Building A Culture of Collaboration
Pathway programs that teach students about the world beyond their doorsteps was one of Comer’s objectives when he and colleagues at the Yale Child Study Center began to create the School Development Program in 1968. The program examined school cultures that helped students develop in six areas:
The process is a systematic way of managing, organizing, coordinating, and integrating school programs and activities. It centers on three teams:
- School Planning and Management Team
- Student and Staff Support Team
- Parent Team
The team is charged with creating a comprehensive plan that promotes staff development aligned with agreed-upon goals. The plan is designed to be modified as necessary using a wide range of student and school-level data. Teams are guided by three principles:
- Decision making by consensus
- No-fault problem solving
“We create (at schools) the culture we want and the culture we don’t want,” Comer says. “You have to know about children and have to know about people to be able to deal with some of the actions that bring out the most in people and bring out the most in you.”

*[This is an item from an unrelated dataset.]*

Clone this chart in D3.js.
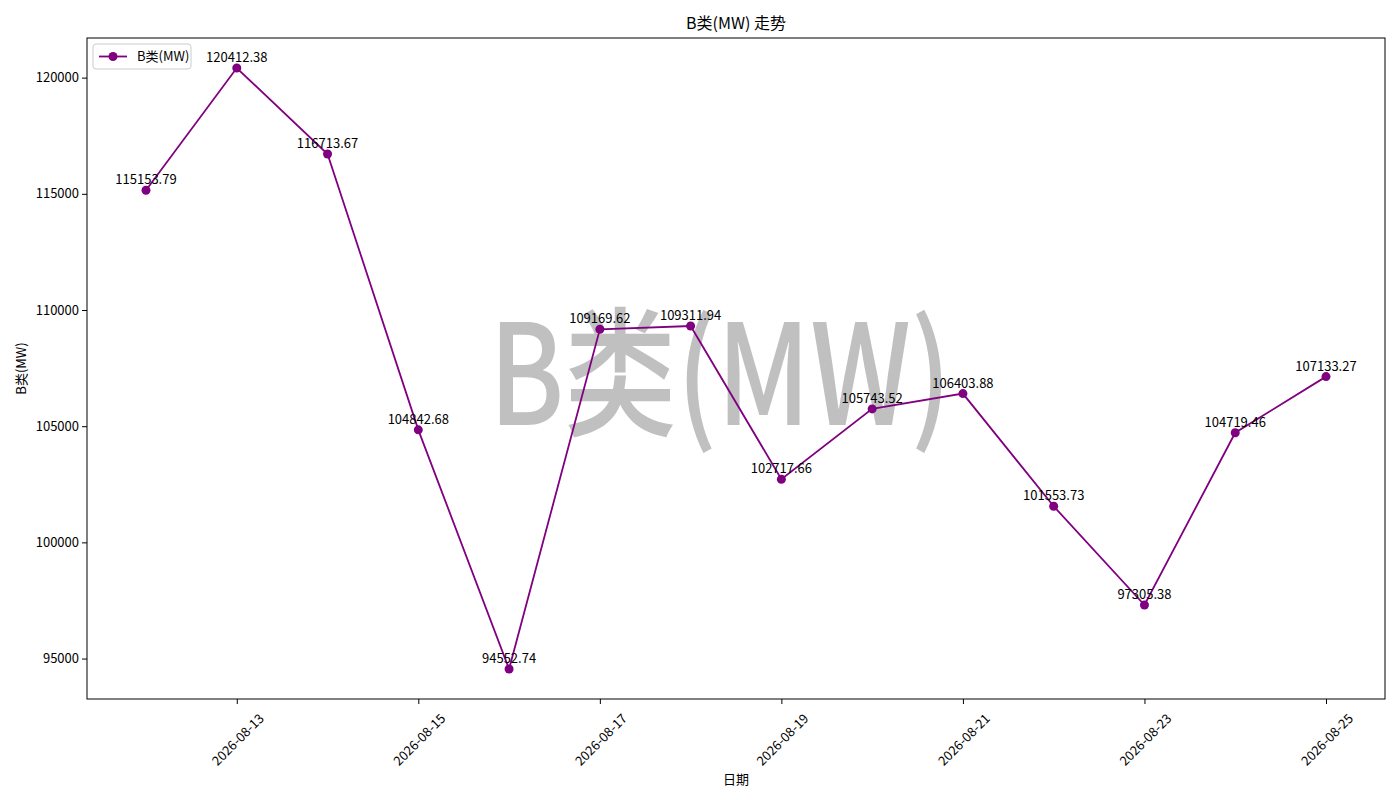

The Village Model in Action
A key aspect of the comprehensive plan is professional development. Historically, in the case of bus drivers, for example, many were not properly trained how to discipline students when they would misbehave on the bus.
“They weren’t trained to intervene,” says Comer. “There was a lot of turnover.”
Since behavioral problems on a bus can “spill over into schools,” Comer says professional development of school staff is vital for the whole village model to succeed.
“We helped bus drivers think about this so they could understand what goes on with children and their limits to deal with certain kinds of problems,” he says. “ And how bus drivers could help kids deal with those problems. In so doing, you are supporting the development of the child.”
It takes a village to raise a child, according to an African proverb. The deeper question, however, is “how to create schools that have a culture where people get along,” Comer says, “where there is bonding between adults and children.”
“We are now where I hoped we would be five years after I started my work in 1968,” he says. “Why not prepare a workforce to support the development of the whole child. We have the opportunity to get it right this time.”
Lakeside encourages all staff to be trained in its trauma- and brain-based curriculum.
A school climate involves everyone. Both staff and students.
When Lakeside trains schools in our trauma-based and brain-based curriculum, we encourage support staff to be involved in the training.
In order to create a philosophy and implement what the environment should be involves all who have impact to that environment. A trained “whole village” maximizes the potential for a school-wide positive environment for relationships, learning and safety.